- Born: Taiwan
- Education: National Tsing Hua University (BSc) Northwestern University (PhD, 1990)
- Known for: Object detection, YOLO (algorithm)
- Title: Distinguished Research Fellow, Academia Sinica
- Awards: IEEE Fellow (2013) TECO Award (2016) Ministry of Education Academic Award (2020)
- Scientific career
- Fields: Computer science, Computer vision, Image processing
- Workplaces: Academia Sinica

= Mark Liao =

Taiwanese computer scientist

Hong-yuan Mark Liao (廖弘源) is a Taiwanese computer scientist specialized in the field of multimedia information processing and AI.

Liao studied physics at National Tsing Hua University and completed a master's and doctoral degree in electrical engineering at Northwestern University in 1990.

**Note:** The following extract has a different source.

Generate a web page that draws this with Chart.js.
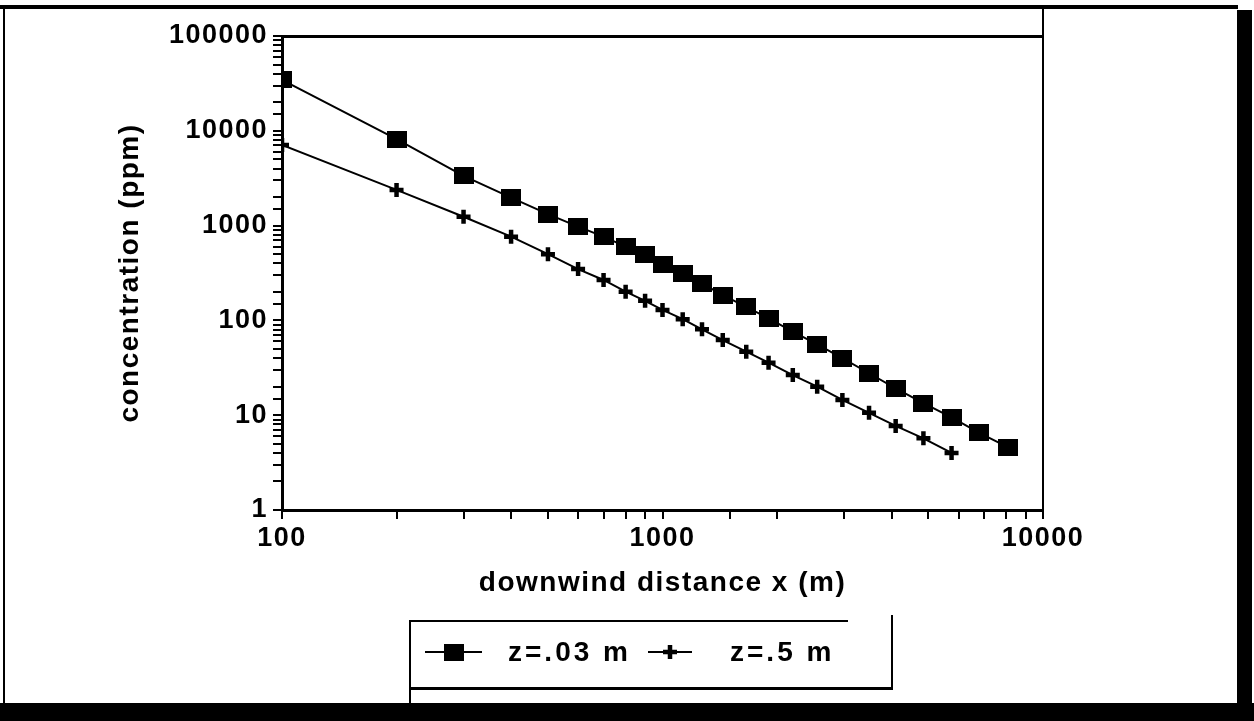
<!DOCTYPE html>
<html>
<head>
<meta charset="utf-8">
<script src="https://cdn.jsdelivr.net/npm/chart.js@4/dist/chart.umd.min.js"></script>
<style>
html, body { margin: 0; padding: 0; background: #fff; }
#wrap { position: relative; width: 1254px; height: 721px; }
</style>
</head>
<body>
<div id="wrap"><canvas id="chart" width="1254" height="721"></canvas></div>
<script>
// -------- Data --------
const SERIES_NAMES = ['z=.03 m', 'z=.5 m'];
// z=.03 m (squares)
const X_LOW = [100, 200, 300, 400, 500, 600, 700, 800, 900, 1000, 1130, 1270, 1440, 1660, 1900, 2200, 2550, 2970, 3490, 4100, 4850, 5750, 6800, 8080];
const Y_LOW = [34400, 8190, 3340, 1970, 1320, 975, 765, 600, 490, 390, 314, 246, 185, 139, 105, 76, 56, 40, 27.7, 19.2, 13.4, 9.5, 6.5, 4.6];
// z=.5 m (crosses)
const X_HIGH = [100, 200, 300, 400, 500, 600, 700, 800, 900, 1000, 1130, 1270, 1440, 1660, 1900, 2200, 2550, 2970, 3490, 4100, 4850, 5750];
const Y_HIGH = [7080, 2380, 1240, 765, 500, 348, 267, 201, 161, 129, 103, 80.5, 62, 46.8, 35.8, 26.5, 20, 14.5, 10.6, 7.7, 5.7, 4.0];

const X_TICK_LABELS = [100, 1000, 10000];
const Y_TICK_LABELS = [1, 10, 100, 1000, 10000, 100000];

// -------- Styles --------
const FONT = 'Liberation Sans, Arial, Helvetica, sans-serif';

function makeSquare(w, h) {
  const c = document.createElement('canvas');
  c.width = w; c.height = h;
  const g = c.getContext('2d');
  g.fillStyle = '#000';
  g.fillRect(0, 0, w, h);
  return c;
}
const squareImg = makeSquare(20, 17);

function isLabelled(list, v) {
  return list.some(t => Math.abs(t - v) < 1e-6 * t);
}

// -------- Plugins --------
const spacingPlugin = {
  id: 'spacing',
  beforeDraw(chart) { chart.ctx.letterSpacing = '1.5px'; }
};

const framePlugin = {
  id: 'frame',
  afterDraw(chart) {
    const ctx = chart.ctx;
    const a = chart.chartArea;
    ctx.save();
    ctx.fillStyle = '#000';
    // outer frame
    ctx.fillRect(0, 5, 1238, 4);
    ctx.fillRect(3, 5, 2, 701);
    ctx.fillRect(1237, 10, 15, 696);
    ctx.fillRect(0, 703, 1254, 18);
    // plot box top and right
    ctx.fillRect(a.left, a.top - 1, a.right - a.left, 3);
    ctx.fillRect(a.right - 1, 5, 2, a.bottom - 4);
    // legend box
    ctx.fillRect(410, 620, 438, 2);
    ctx.fillRect(891, 615, 2, 75);
    ctx.fillRect(410, 687, 483, 3);
    ctx.fillRect(409, 620, 2, 86);

    // legend entries
    const ds = chart.data.datasets;
    const y = 652;
    const entries = [
      { x0: 425, x1: 482, tx: 508 },
      { x0: 648, x1: 692, tx: 730 }
    ];
    ctx.strokeStyle = '#000';
    ctx.font = 'bold 28px ' + FONT;
    ctx.textBaseline = 'middle';
    ctx.textAlign = 'left';
    ctx.letterSpacing = '3px';
    entries.forEach((e, i) => {
      ctx.lineWidth = 2;
      ctx.beginPath();
      ctx.moveTo(e.x0, y);
      ctx.lineTo(e.x1, y);
      ctx.stroke();
      const d = ds[i];
      ctx.lineWidth = d.pointBorderWidth;
      Chart.helpers.drawPoint(ctx, {
        pointStyle: d.pointStyle,
        radius: d.pointRadius,
        rotation: 0,
        borderWidth: d.pointBorderWidth
      }, (e.x0 + e.x1) / 2, y);
      ctx.fillStyle = '#000';
      ctx.fillText(d.label, e.tx, y + 1);
    });
    ctx.restore();
  }
};

// -------- Chart --------
const ctx = document.getElementById('chart').getContext('2d');
new Chart(ctx, {
  type: 'line',
  data: {
    datasets: [
      {
        label: SERIES_NAMES[0],
        data: X_LOW.map((x, i) => ({ x, y: Y_LOW[i] })),
        borderColor: '#000',
        backgroundColor: '#000',
        borderWidth: 2,
        pointStyle: squareImg,
        pointRadius: 9,
        pointBorderWidth: 1,
        tension: 0,
        fill: false
      },
      {
        label: SERIES_NAMES[1],
        data: X_HIGH.map((x, i) => ({ x, y: Y_HIGH[i] })),
        borderColor: '#000',
        backgroundColor: '#000',
        borderWidth: 2,
        pointStyle: 'cross',
        pointRadius: 7,
        pointBorderWidth: 4.5,
        pointBorderColor: '#000',
        tension: 0,
        fill: false
      }
    ]
  },
  options: {
    responsive: false,
    animation: false,
    layout: { padding: { left: 0, top: 36, right: 211, bottom: 0 } },
    plugins: {
      legend: { display: false },
      tooltip: { enabled: false },
      title: { display: false }
    },
    scales: {
      x: {
        type: 'logarithmic',
        min: 100,
        max: 10000,
        position: 'bottom',
        afterFit(scale) { scale.height = 211; },
        border: { color: '#000', width: 3 },
        grid: { drawOnChartArea: false, drawTicks: true, tickLength: 9, color: '#000', lineWidth: 2 },
        ticks: {
          autoSkip: false,
          maxRotation: 0,
          color: '#000',
          padding: 3,
          font: { family: FONT, size: 27, weight: 'bold' },
          callback: (v) => isLabelled(X_TICK_LABELS, v) ? String(Math.round(v)) : ''
        },
        title: {
          display: true,
          text: 'downwind distance x (m)',
          color: '#000',
          font: { family: FONT, size: 28, weight: 'bold' },
          padding: { top: 0, bottom: 121 }
        }
      },
      y: {
        type: 'logarithmic',
        min: 1,
        max: 100000,
        position: 'left',
        afterFit(scale) { scale.width = 282; },
        border: { color: '#000', width: 3 },
        grid: { drawOnChartArea: false, drawTicks: true, tickLength: 9, color: '#000', lineWidth: 2 },
        ticks: {
          autoSkip: false,
          color: '#000',
          padding: 5,
          font: { family: FONT, size: 27, weight: 'bold' },
          callback: (v) => isLabelled(Y_TICK_LABELS, v) ? String(Math.round(v)) : ''
        },
        title: {
          display: true,
          text: 'concentration (ppm)',
          color: '#000',
          font: { family: FONT, size: 28, weight: 'bold' },
          padding: { top: 113, bottom: 0 }
        }
      }
    }
  },
  plugins: [spacingPlugin, framePlugin]
});
</script>
</body>
</html>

He became a distinguished research fellow at the Academia Sinica in Taiwan in 2012. Liao had previously served as deputy director of the Institute of Information Science from 1997 to 2000, acting director of the Institute of Applied Science and Engineering Research preparation office between 2001 and 2004, as well as director of the Institute of Information Science (2018 - ). During 2016-2019, Liao was named an adjunct chair professor of National Chiao Tung University. He previously held the same role at National Sun Yat-sen University from 2014 to 2016, and led multimedia information studies as chair professor at National Chung Hsing University during 2009-2012 and 2021-2024. His most famous work includes Cocktail Watermarking, Null-space LDA for small sample size face recognition, and Video Inpainting techniques for digitized vintage film repair. From 2019 to 2023, Dr. Liao, his colleague Dr. Chien-Yao Wang, and Alexey Bochkovskiy released CSPNet, YOLOv4, scaled YOLOv4, YOLOR, and YOLOv7, which became the state-of-the-art object detectors for a long while. Dr. Liao received the TECO award from TECO foundation in 2016, the distinguished research award from the National Science Council in 2003, 2010, and 2013. He was the recipient of the Academia Sinica Young Investigators' award in 1998, the Academia Sinica Investigator Award in 2010. In 2020, he received academic award from the Ministry of Education. He served as an associate editor of IEEE Transactions on Multimedia, IEEE Transactions on Image Processing, IEEE Transactions on Information Forensics and Security and ACM Computing Surveys.. Liao was named a Fellow of the Institute of Electrical and Electronics Engineers (IEEE) in 2013 for his contributions to image and video forensics and security.